Christ se fit donc conduire au tombeau ; on souleva la pierre du sépulcre, le cadavre entouré de bandelettes se présenta dans toute l'horreur de la mort. Christ jeta un regard vers le ciel, prit la main de la sœur et levant son autre main vers le ciel il s'écria : « Lazare, relève-toi ! » et malgré les bandelettes, malgré son linceul, Lazare se réveilla et se leva.

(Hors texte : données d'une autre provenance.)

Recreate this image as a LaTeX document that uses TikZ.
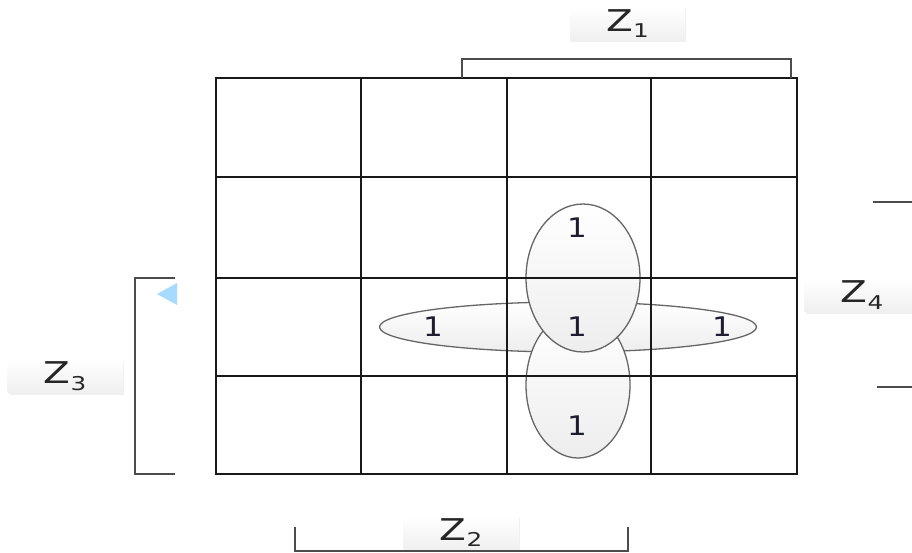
\documentclass[tikz,border=0pt]{standalone}
\usepackage{fontspec}
\setmainfont{DejaVu Sans}
\newfontfamily\zfont[FakeStretch=1.3]{DejaVu Sans}
\newfontfamily\onefont[FakeStretch=1.15]{DejaVu Sans}
\usetikzlibrary{shapes.geometric,shadows}
\definecolor{digit}{RGB}{28,30,48}
\newcommand{\zsub}[1]{\raisebox{-0.22em}{\fontsize{19}{20}\selectfont #1}}
\begin{document}
\begin{tikzpicture}[x=1pt,y=-1pt,
  gridline/.style={line width=2.2pt,black!90},
  bracket/.style={line width=1.6pt,black!70},
  lbl/.style={rectangle, minimum width=115pt, minimum height=33pt, inner sep=0pt,
    top color=white, bottom color=gray!12,
    drop shadow={shadow xshift=1pt,shadow yshift=-2pt,opacity=0.12},
    font=\zfont\fontsize{30}{32}\selectfont, text=black!85},
  loop/.style={ellipse, inner sep=0pt, draw=black!60, line width=1.3pt,
    top color=white, bottom color=gray!14},
  one/.style={font=\onefont\fontsize{27}{28}\selectfont, text=digit, inner sep=0pt}
]
\useasboundingbox (0,0) rectangle (912,552);
% loops
\node[loop, minimum width=377pt, minimum height=50pt] (hl) at (568,327) {};
\node[loop, minimum width=104pt, minimum height=146pt] (vb) at (578,385) {};
\node[loop, minimum width=114pt, minimum height=148pt] (vt) at (583,278) {};
% grid
\draw[gridline] (216,78) rectangle (797,474);
\foreach \x in {361,507,651} \draw[gridline] (\x,78) -- (\x,474);
\foreach \y in {177,278,376} \draw[gridline] (216,\y) -- (797,\y);
% ones
\node[one] (o1) at (577,228) {1};
\node[one] (o2) at (577,327) {1};
\node[one] (o3) at (433,327) {1};
\node[one] (o4) at (722,327) {1};
\node[one] (o5) at (577,426) {1};
% labels
\node[lbl] (z1) at (627.5,23.5) {Z\zsub{1}};
\node[lbl] (z3) at (65,376) {Z\zsub{3}};
\node[lbl] (z4) at (862,295) {Z\zsub{4}};
\node[lbl] (z2) at (461,532.5) {Z\zsub{2}};
% brackets
\coordinate (b1a) at (462,78); \coordinate (b1b) at (791,78);
\draw[bracket] (b1a) -- (462,59) -- (791,59) -- (b1b);
\coordinate (b3a) at (175,278); \coordinate (b3b) at (175,474);
\draw[bracket] (b3a) -- (135,278) -- (135,474) -- (b3b);
\coordinate (b2a) at (295,527); \coordinate (b2b) at (628,527);
\draw[bracket] (b2a) -- (295,551) -- (628,551) -- (b2b);
\coordinate (b4a) at (873,202); \coordinate (b4b) at (912,202);
\draw[bracket] (b4a) -- (b4b);
\coordinate (b4c) at (877,387); \coordinate (b4d) at (912,387);
\draw[bracket] (b4c) -- (b4d);
% triangle marker
\fill[blue!40!cyan!35] (177,283) -- (177,305) -- (157,294) -- cycle;
\end{tikzpicture}
\end{document}
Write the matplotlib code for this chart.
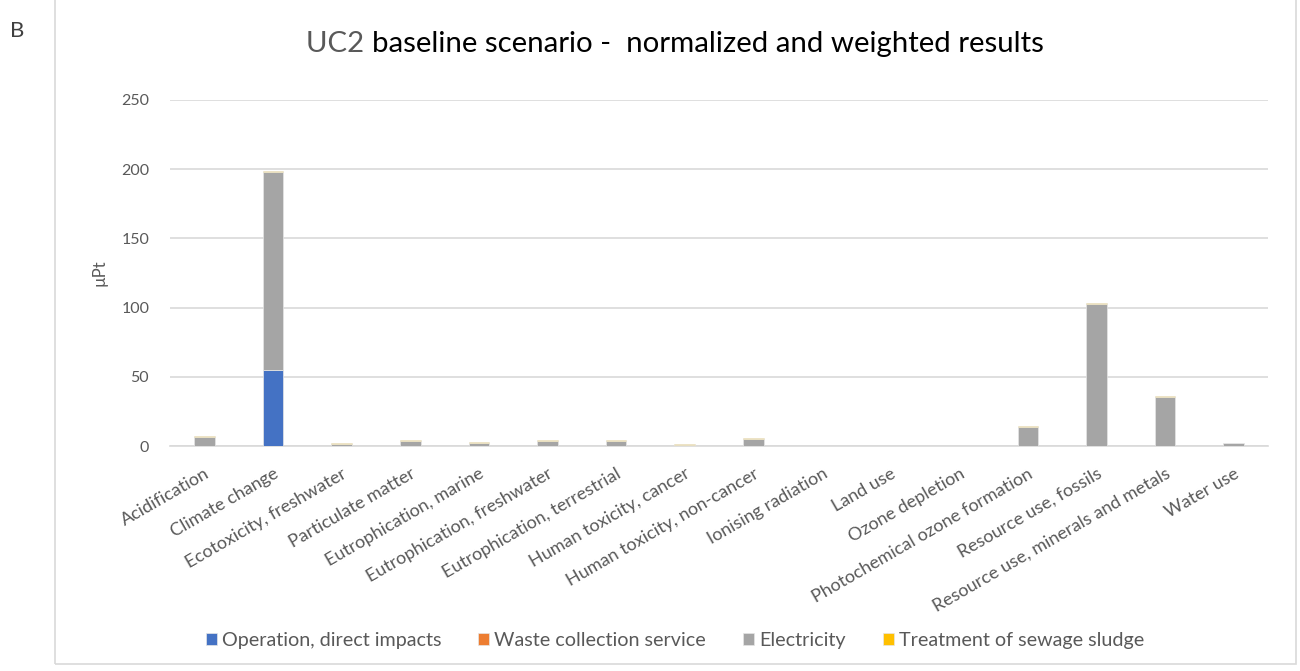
import matplotlib.pyplot as plt
import numpy as np
from matplotlib.patches import Rectangle

plt.rcParams['font.family'] = ['Lato', 'DejaVu Sans']

categorias = ["Acidification", "Climate change", "Ecotoxicity, freshwater", "Particulate matter",
              "Eutrophication, marine", "Eutrophication, freshwater", "Eutrophication, terrestrial",
              "Human toxicity, cancer", "Human toxicity, non-cancer", "Ionising radiation",
              "Land use", "Ozone depletion", "Photochemical ozone formation",
              "Resource use, fossils", "Resource use, minerals and metals", "Water use"]

operacion = [0, 55, 0, 0, 0, 0, 0, 0, 0, 0, 0, 0, 0, 0, 0, 0]
residuos = [0.05, 0.1, 0.02, 0.03, 0.02, 0.03, 0.03, 0.02, 0.03, 0.0, 0.02, 0.0, 0.05, 0.1, 0.05, 0.02]
electricidad = [6.4, 143.2, 1.6, 3.8, 2.5, 3.7, 3.5, 0.5, 5.2, 0.05, 0.1, 0.05, 13.7, 102.8, 35.5, 1.8]
lodos = [0.5, 0.3, 0.4, 0.5, 0.4, 0.5, 0.5, 0.6, 0.5, 0.05, 0.2, 0.15, 0.5, 0.2, 0.4, 0.1]

series = [("Operation, direct impacts", operacion, "#4472C4"),
          ("Waste collection service", residuos, "#ED7D31"),
          ("Electricity", electricidad, "#A5A5A5"),
          ("Treatment of sewage sludge", lodos, "#FFC000")]

fig = plt.figure(figsize=(13, 6.71), dpi=100)
ax = fig.add_axes([0.1308, 0.3353, 0.8446, 0.5157])

x = np.arange(len(categorias))
base = np.zeros(len(categorias))
for nombre, vals, color in series:
    vals = np.array(vals)
    ax.bar(x, vals, width=0.3, bottom=base, color=color, label=nombre,
           edgecolor="#e6e6e6", linewidth=0.5, zorder=3)
    base += vals

ax.set_xlim(-0.5, len(categorias) - 0.5)
ax.set_ylim(0, 250)
ax.set_yticks(range(0, 251, 50))
ax.yaxis.grid(True, color="#d9d9d9", linewidth=1.2, zorder=0)
for s in ["top", "right", "left"]:
    ax.spines[s].set_visible(False)
ax.spines["bottom"].set_color("#d9d9d9")
ax.spines["bottom"].set_linewidth(1.2)
ax.tick_params(axis="y", length=0, colors="#595959", labelsize=11.5, pad=15)
ax.tick_params(axis="x", length=0, colors="#595959", labelsize=13, pad=14)
ax.set_xticks(x)
ax.set_xticklabels(categorias, rotation=30, ha="right", va="top", rotation_mode="anchor")
ax.set_ylabel("µPt", color="#595959", fontsize=12)
ax.yaxis.set_label_coords(-0.057, 0.5)

# titulo en dos colores
fig.text(372 / 1300, 0.934, "UC2 ", color="#595959", fontsize=21.2, ha="right", va="center")
fig.text(372 / 1300, 0.934, "baseline scenario -  normalized and weighted results", color="black",
         fontsize=21.2, ha="left", va="center")

fig.text(10 / 1300, 0.954, "B", fontsize=16, color="#404040", va="center")

fig.patches.append(Rectangle((55 / 1300, 7 / 671), 1241 / 1300, 670 / 671, transform=fig.transFigure,
                             fill=False, edgecolor="#d9d9d9", linewidth=1.2))

leg = fig.legend(loc="center", bbox_to_anchor=(675 / 1300, 0.046), ncol=4, frameon=False,
                 fontsize=14.2, handlelength=0.55, handleheight=0.55, handletextpad=0.25,
                 columnspacing=1.9)
for t in leg.get_texts():
    t.set_color("#595959")

plt.savefig("out.png", dpi=100)
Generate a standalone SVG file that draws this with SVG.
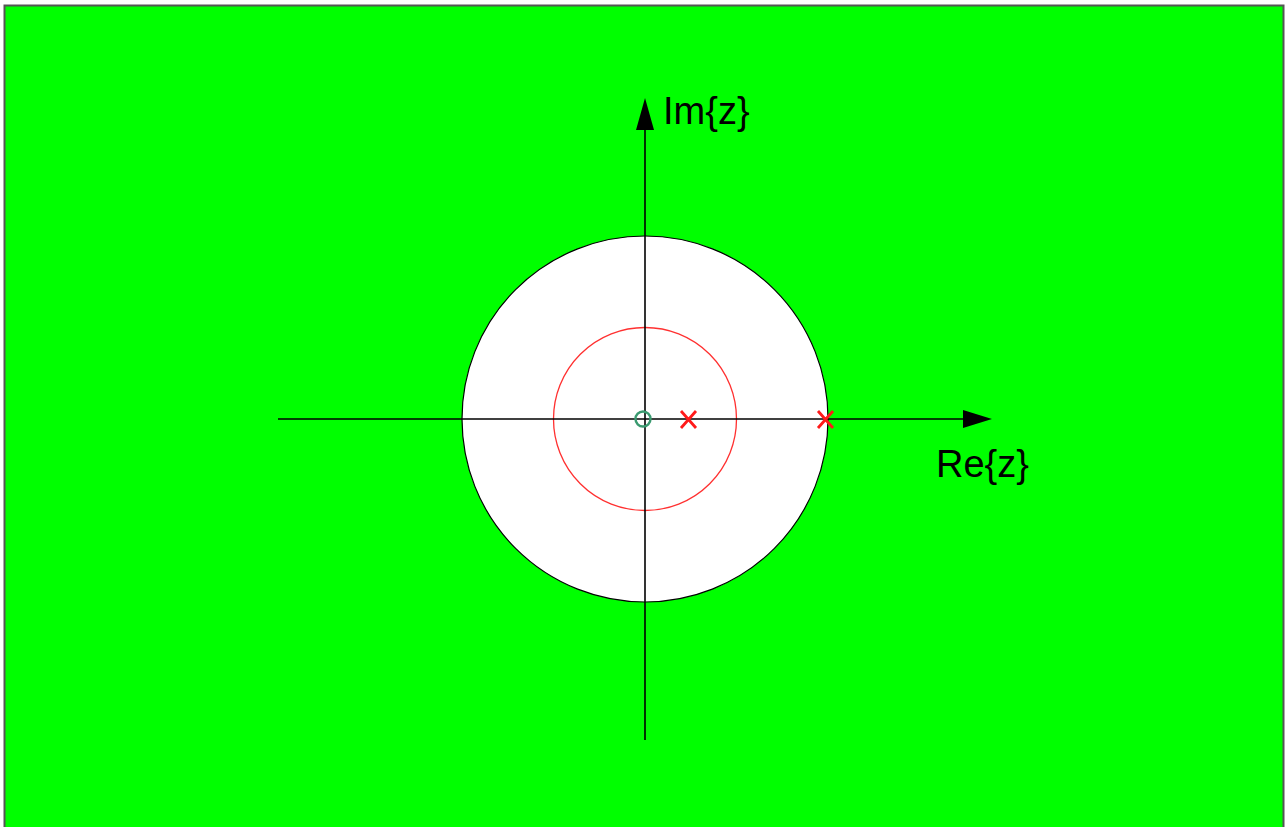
<svg xmlns="http://www.w3.org/2000/svg" width="1288" height="827" viewBox="0 0 1288 827">
<style>
.ax{stroke:#000;stroke-width:1.6;fill:none}
.lbl{font-family:"Liberation Sans",Arial,sans-serif;font-size:38px;fill:#000}
.pole{stroke:#ff1a1a;stroke-width:2.8;fill:none}
</style>
<rect x="4.5" y="5.5" width="1279" height="830" fill="#00ff00" stroke="#555" stroke-width="2"/>
<g id="unit-circle"><circle cx="645" cy="419" r="183" fill="#fff" stroke="#000" stroke-width="1.2"/></g>
<g id="roc-circle"><circle cx="645" cy="419" r="91.5" fill="none" stroke="#ff3030" stroke-width="1.3"/></g>
<g id="connectors">
<line class="ax" x1="278" y1="419" x2="965" y2="419"/>
<polygon points="963,410 992,419 963,428" fill="#000"/>
<line class="ax" x1="645" y1="740" x2="645" y2="128"/>
<polygon points="636,130 645,98 654,130" fill="#000"/>
</g>
<g id="zero"><circle cx="643" cy="419" r="7.5" fill="none" stroke="#3a9a70" stroke-width="2.4"/></g>
<g id="pole1"><path class="pole" d="M681,411 L696,428 M696,411 L681,428"/></g>
<g id="pole2"><path class="pole" d="M818,411 L833,428 M833,411 L818,428"/></g>
<g id="im-label"><text class="lbl" x="663" y="124">Im{z}</text></g>
<g id="re-label"><text class="lbl" x="936" y="477">Re{z}</text></g>
</svg>
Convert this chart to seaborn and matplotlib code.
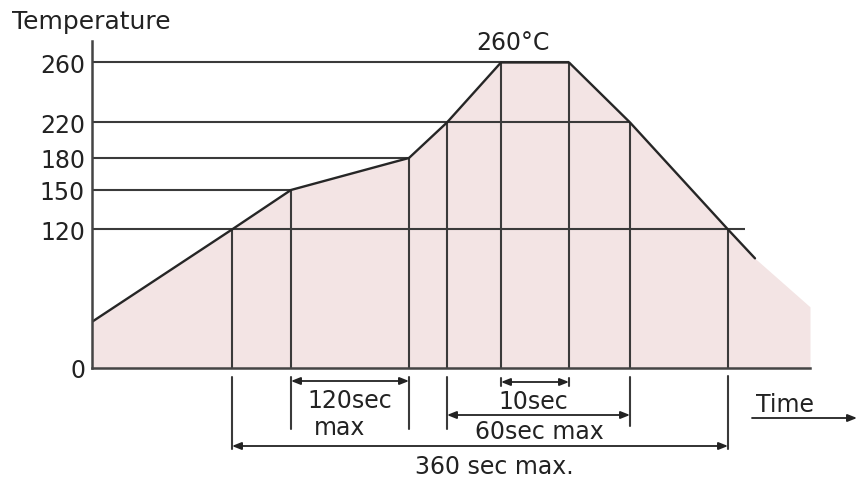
import numpy as np
import pandas as pd
import matplotlib
matplotlib.use("Agg")
import matplotlib.pyplot as plt
import matplotlib.transforms as mtransforms
import seaborn as sns

# ---------------- data (schematic reflow profile) ----------------
times = [0, 140, 199, 317, 355, 409, 477, 538, 636, 663]          # time (schematic units)
temps = [40, 120, 150, 180, 220, 260, 260, 220, 120, 95]           # temperature (°C)
fill_tail_time = [718]
fill_tail_temp = [53]

tick_values = [0, 120, 150, 180, 220, 260]
tick_labels = ["0", "120", "150", "180", "220", "260"]

hline_levels = [260, 220, 180, 150, 120]
hline_ends = [477, 538, 317, 199, 653]

marker_times = [140, 199, 317, 355, 409, 477, 538, 636]
marker_temps = [120, 150, 180, 220, 260, 260, 220, 120]

span_120 = (199, 317)
span_10 = (409, 477)
span_60 = (355, 538)
span_360 = (140, 636)

# schematic (non-linear) temperature axis anchors
axis_temp_anchor = [-100, 0, 120, 150, 180, 220, 260, 400]
axis_pos_anchor = [-115, 0, 138.5, 178, 210, 245.5, 305.5, 515.5]

# ---------------- style ----------------
sns.set_style("white")
plt.rcParams["font.family"] = ["DejaVu Sans"]
TXT = "#222222"
LINE = "#3a3a3a"
FILL = "#f3e4e4"
FS = 17

W, H = 858, 481
fig = plt.figure(figsize=(W / 100, H / 100), dpi=100)
ax = fig.add_axes([92 / W, (H - 369) / H, (810 - 92) / W, (369 - 42) / H])


def fwd(t):
    return np.interp(t, axis_temp_anchor, axis_pos_anchor)


def inv(p):
    return np.interp(p, axis_pos_anchor, axis_temp_anchor)


ax.set_yscale("function", functions=(fwd, inv))

# filled area under profile
fill_t = times + fill_tail_time
fill_v = temps + fill_tail_temp
ax.fill_between(fill_t, 0, fill_v, color=FILL, lw=0, zorder=1)

# reference lines
ax.hlines(hline_levels, 0, hline_ends, colors=LINE, lw=1.5, zorder=2)
ax.vlines(marker_times, 0, marker_temps, colors=LINE, lw=1.5, zorder=2)

# profile line
df = pd.DataFrame({"time": times, "temp": temps})
sns.lineplot(data=df, x="time", y="temp", ax=ax, color="#262626", lw=1.7,
             sort=False, zorder=3)

ax.set_xlim(0, 718)
ax.set_ylim(0, 274.3)
ax.set_xticks([])
ax.set_yticks(tick_values)
ax.set_yticklabels(tick_labels, fontsize=FS, color=TXT)
ax.tick_params(axis="y", length=0, pad=5)
ax.set_xlabel("")
ax.set_ylabel("")
for s in ["top", "right"]:
    ax.spines[s].set_visible(False)
for s in ["left", "bottom"]:
    ax.spines[s].set_color("#444444")
    ax.spines[s].set_linewidth(1.8)
    ax.spines[s].set_zorder(4)

# ---------------- annotations below the axis ----------------
trans = mtransforms.blended_transform_factory(ax.transData, fig.transFigure)


def fy(py):
    return 1 - py / H


ext = [(140, 378, 450), (199, 378, 430), (317, 378, 430), (355, 378, 430),
       (409, 379, 387), (477, 379, 387), (538, 378, 427), (636, 377, 450)]
for x, a, b in ext:
    ax.plot([x, x], [fy(a), fy(b)], transform=trans, color=LINE, lw=1.5,
            clip_on=False)

arrow = dict(arrowstyle="<|-|>,head_length=0.55,head_width=0.22", color=TXT,
             lw=1.3, shrinkA=0, shrinkB=0)
for (x1, x2), py in [(span_120, 382), (span_10, 383), (span_60, 416), (span_360, 447)]:
    ax.annotate("", xy=(x2, fy(py)), xytext=(x1, fy(py)), xycoords=trans,
                textcoords=trans, arrowprops=arrow, annotation_clip=False)

ax.text(258, fy(401), "120sec", transform=trans, ha="center", va="center",
        fontsize=FS, color=TXT)
ax.text(248, fy(428), "max", transform=trans, ha="center", va="center",
        fontsize=FS, color=TXT)
ax.text(441, fy(402), "10sec", transform=trans, ha="center", va="center",
        fontsize=FS, color=TXT)
ax.text(447, fy(432), "60sec max", transform=trans, ha="center", va="center",
        fontsize=FS, color=TXT)
ax.text(402, fy(467), "360 sec max.", transform=trans, ha="center", va="center",
        fontsize=FS, color=TXT)
ax.text(421, fy(43), "260°C", transform=trans, ha="center", va="center",
        fontsize=FS, color=TXT)

# axis titles
fig.text(12 / W, fy(22), "Temperature", ha="left", va="center", fontsize=18,
         color=TXT)
fig.text(785 / W, fy(405), "Time", ha="center", va="center", fontsize=FS,
         color=TXT)
ax.annotate("", xy=(857 / W, fy(419)), xytext=(752 / W, fy(419)),
            xycoords="figure fraction", textcoords="figure fraction",
            arrowprops=dict(arrowstyle="-|>,head_length=0.55,head_width=0.22",
                            color=TXT, lw=1.3, shrinkA=0, shrinkB=0),
            annotation_clip=False)

fig.savefig("out.png", dpi=100)
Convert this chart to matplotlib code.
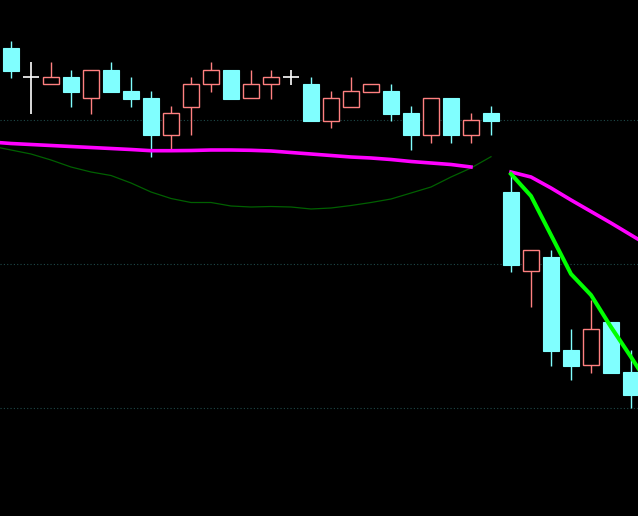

O monde ! tu ressembles à Lazare, rien ne peut te redonner la vie ; ton matérialisme, tes turpitudes, ton scepticisme sont autant de bandelettes qui entourent ton cadavre, et tu sens mauvais, car tu es mort depuis longtemps. Quel est celui qui te criera comme à Lazare : au nom de Dieu, Relevez-vous ? C'est le Christ qui obéit à l'appel de l'Esprit-Saint. Siècle, la voix de Dieu s'est fait entendre ! es-tu plus pourri que Lazare ?

Lamennais.


Le lutin familier, Méd., madame Costel

Je ne me suis jamais communiqué à vous, et je suis très heureux d'augmenter votre pléiade littéraire. Vous savez, vous qui m'avez lu avec tant de goût, quelle devination j'avais de ce qu'on appelle le monde fantastique. Souvent seul, dans les longues soirées d'hiver, recueilli au coin de mon foyer solitaire, j'écoutais gémir les notes plaintives du vent. Tandis que mon œil distrait suivait vaguement les dessins enflammés du feu, certainement le lutin domestique m'entretenait alors, et je n'inventais pas Trilby ; je répétais ce qu'il avait murmuré à mon oreille attentive. La charmante chose que de sentir vivre autour de soi ces hôtes invisibles ! Avec eux, point de mystères : ils vous aiment quoique et malgré, vous connaissent mieux que vous ne le faites vous-mêmes. Dans ma vie littéraire, dans ma vie d'homme, je leur dois, à ces invisibles amis, et mes meilleurs succès, et mes plus chères consolations. A mon tour, maintenant, de murmurer aux oreilles amies les choses que le cœur devine et ne répète pas. C'est vous dire, cher médium, que j'aurai souvent le doux privilège de causer avec vous.

Charles Nodier.

Allan Kardec.





[1] Allusion à l'opinion que professent quelques personnes touchant la vie future.